**WHAT YOU SHOULD DO**.
Return the material exactly, first line through the line containing "rectangle (786, 368);", and nothing more. Pictures stay out.

**DATA FOR THIS TASK**.
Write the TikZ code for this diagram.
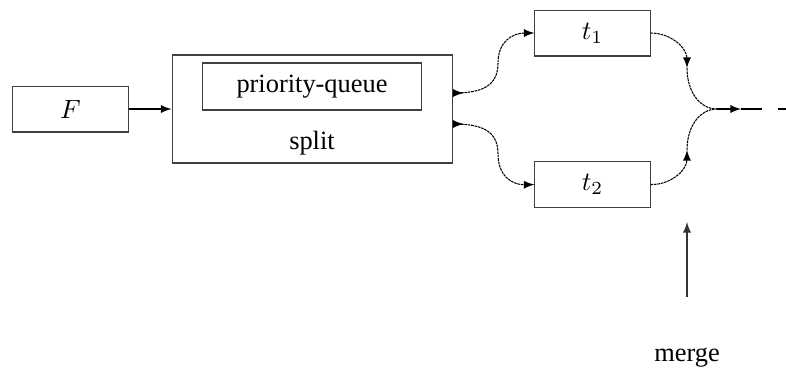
\documentclass[tikz,border=0pt]{standalone}
\usepackage{amsmath,amssymb}
\usepackage{fontspec}
\setmainfont{Liberation Serif}
\usepackage{tikz}

\begin{document}
\begin{tikzpicture}[x=0.3788pt, y=-0.3788pt,
    box/.style={draw=black!75, minimum width=43.6pt, minimum height=17.4pt, inner sep=0pt},
    flow/.style={dash pattern=on 1pt off 0.3pt}]
    \useasboundingbox (0, 0) rectangle (786, 368);

    \node [box] (F) at (70.5, 109) {$F$};
    \node [draw=black!75, minimum width=106.4pt, minimum height=40.9pt] (split) at (312.5, 109) {};
    \node [box, minimum width=83.3pt, minimum height=17.8pt] (pq) at (312, 86.5) {priority-queue};
    \node (splitlabel) at (312, 143) {split};

    \node [box] (t1) at (592.5, 33) {$t_1$};
    \node [box] (t2) at (592.5, 184.5) {$t_2$};

    \draw[-latex] (F) -- (split);

    \coordinate (out1) at (453, 93);
    \coordinate (out2) at (453, 124);
    \draw[flow, {latex reversed}-latex] (out1) .. controls (482, 93) and (498, 86) .. (498, 63)
        .. controls (498, 42) and (512, 33) .. (t1.west);
    \draw[flow, {latex reversed}-latex] (out2) .. controls (482, 124) and (498, 131) .. (498, 154)
        .. controls (498, 176) and (512, 185) .. (t2.west);

    \coordinate (in1) at (687, 68);
    \coordinate (in2) at (687, 150);
    \coordinate (m) at (717, 109);
    \draw[flow, -latex] (t1.east) .. controls (671, 33) and (687, 48) .. (in1);
    \draw[flow] (in1) .. controls (687, 92) and (700, 109) .. (m);
    \draw[flow, -latex] (t2.east) .. controls (671, 185) and (687, 170) .. (in2);
    \draw[flow] (in2) .. controls (687, 126) and (700, 109) .. (m);

    \coordinate (m1) at (741, 109);
    \coordinate (m2) at (762, 109);
    \draw[-latex] (m) -- (m1);
    \draw (m1) -- (m2);
    \draw (778, 109) -- (786, 109);

    \coordinate (up1) at (687, 297);
    \coordinate (up2) at (687, 222);
    \draw[-latex, black!80] (up1) -- (up2);
    \node (mergelabel) at (687, 358) {merge};

\end{tikzpicture}
\end{document}
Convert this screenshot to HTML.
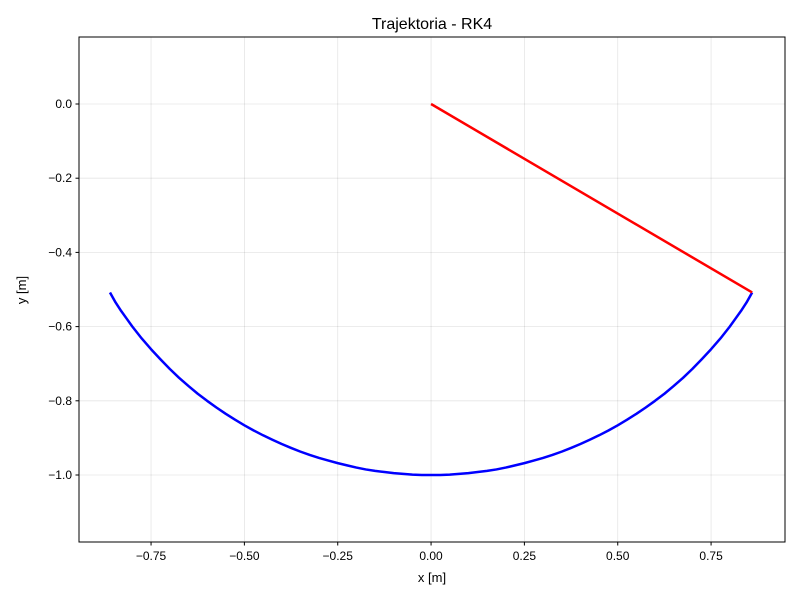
<!DOCTYPE html>
<html><head><meta charset="utf-8"><style>
body{margin:0;background:#fff}
svg text{font-family:"Liberation Sans","DejaVu Sans",sans-serif;fill:#000}
</style></head><body>
<svg id="chart" width="800" height="600" xmlns="http://www.w3.org/2000/svg">
<rect width="800" height="600" fill="#fff"/>
<g id="grid"></g>
<g id="series"></g>
<rect x="79" y="37" width="706" height="505" fill="none" stroke="#000" stroke-width="1"/>
<g id="ticks"></g>
<text x="432" y="29" font-size="16" text-anchor="middle">Trajektoria - RK4</text>
<text x="432" y="582" font-size="13" text-anchor="middle">x [m]</text>
<text x="26" y="290" font-size="13" text-anchor="middle" transform="rotate(-90 26 290)">y [m]</text>
</svg>
<script>
const xTicks=[-0.75,-0.5,-0.25,0,0.25,0.5,0.75];
const xTickLabels=["\u22120.75","\u22120.50","\u22120.25","0.00","0.25","0.50","0.75"];
const yTicks=[0,-0.2,-0.4,-0.6,-0.8,-1.0];
const yTickLabels=["0.0","\u22120.2","\u22120.4","\u22120.6","\u22120.8","\u22121.0"];
const arcX=[-0.86,-0.845,-0.83,-0.815,-0.8,-0.775,-0.75,-0.725,-0.7,-0.675,-0.65,-0.625,-0.6,-0.575,-0.55,-0.525,-0.5,-0.475,-0.45,-0.425,-0.4,-0.375,-0.35,-0.325,-0.3,-0.275,-0.25,-0.225,-0.2,-0.175,-0.15,-0.125,-0.1,-0.075,-0.05,-0.025,0,0.025,0.05,0.075,0.1,0.125,0.15,0.175,0.2,0.225,0.25,0.275,0.3,0.325,0.35,0.375,0.4,0.425,0.45,0.475,0.5,0.525,0.55,0.575,0.6,0.625,0.65,0.675,0.7,0.725,0.75,0.775,0.8,0.815,0.83,0.845,0.86];
const arcY=[-0.508,-0.535,-0.558,-0.579,-0.6,-0.632,-0.661,-0.688,-0.714,-0.738,-0.76,-0.781,-0.8,-0.818,-0.835,-0.851,-0.866,-0.88,-0.893,-0.905,-0.9165,-0.927,-0.937,-0.946,-0.954,-0.961,-0.968,-0.974,-0.98,-0.985,-0.989,-0.992,-0.995,-0.997,-0.999,-1,-1,-1,-0.999,-0.997,-0.995,-0.992,-0.989,-0.985,-0.98,-0.974,-0.968,-0.961,-0.954,-0.946,-0.937,-0.927,-0.9165,-0.905,-0.893,-0.88,-0.866,-0.851,-0.835,-0.818,-0.8,-0.781,-0.76,-0.738,-0.714,-0.688,-0.661,-0.632,-0.6,-0.579,-0.558,-0.535,-0.508];
const rodX=[0,0.86];
const rodY=[0,-0.508];
const NS="http://www.w3.org/2000/svg";
const X0=-0.943,X1=0.948,Y0=-1.1806,Y1=0.1806,L=79,R=785,T=37,B=542;
const sx=v=>L+(v-X0)/(X1-X0)*(R-L);
const sy=v=>B-(v-Y0)/(Y1-Y0)*(B-T);
function mk(tag,attrs,parent){const e=document.createElementNS(NS,tag);for(const k in attrs)e.setAttribute(k,attrs[k]);parent.appendChild(e);return e;}
const grid=document.getElementById('grid'),ticks=document.getElementById('ticks'),series=document.getElementById('series');
xTicks.forEach((v,i)=>{const x=sx(v);
 const g=mk('line',{x1:x,x2:x,y1:T,y2:B,stroke:'#000','stroke-opacity':0.1,'stroke-width':0.8},grid);
 
 const t=mk('line',{x1:x,x2:x,y1:B,y2:B+3.5,stroke:'#000'},ticks);
 
 const l=mk('text',{x:x,y:B+18,'font-size':12,'text-anchor':'middle'},ticks);l.textContent=xTickLabels[i];
 });
yTicks.forEach((v,i)=>{const y=sy(v);
 const g=mk('line',{x1:L,x2:R,y1:y,y2:y,stroke:'#000','stroke-opacity':0.1,'stroke-width':0.8},grid);
 
 const t=mk('line',{x1:L-3.5,x2:L,y1:y,y2:y,stroke:'#000'},ticks);
 
 const l=mk('text',{x:L-7,y:y+4,'font-size':12,'text-anchor':'end'},ticks);l.textContent=yTickLabels[i];
 });
const arc=mk('polyline',{points:arcX.map((v,i)=>sx(v)+','+sy(arcY[i])).join(' '),fill:'none',stroke:'#0000ff','stroke-width':2.5,'stroke-linejoin':'round'},series);

const rod=mk('polyline',{points:rodX.map((v,i)=>sx(v)+','+sy(rodY[i])).join(' '),fill:'none',stroke:'#ff0000','stroke-width':2.5},series);

</script>
</body></html>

**WRITTEN RESPONSE**.
Write the TikZ code for this diagram.
\documentclass[tikz,border=0pt]{standalone}
\usepackage{amsmath,amssymb}
\usepackage{fontspec}
\setmainfont{Liberation Serif}
\usepackage{tikz}

\begin{document}
\begin{tikzpicture}[x=0.3788pt, y=-0.3788pt,
    box/.style={draw=black!75, minimum width=43.6pt, minimum height=17.4pt, inner sep=0pt},
    flow/.style={dash pattern=on 1pt off 0.3pt}]
    \useasboundingbox (0, 0) rectangle (786, 368);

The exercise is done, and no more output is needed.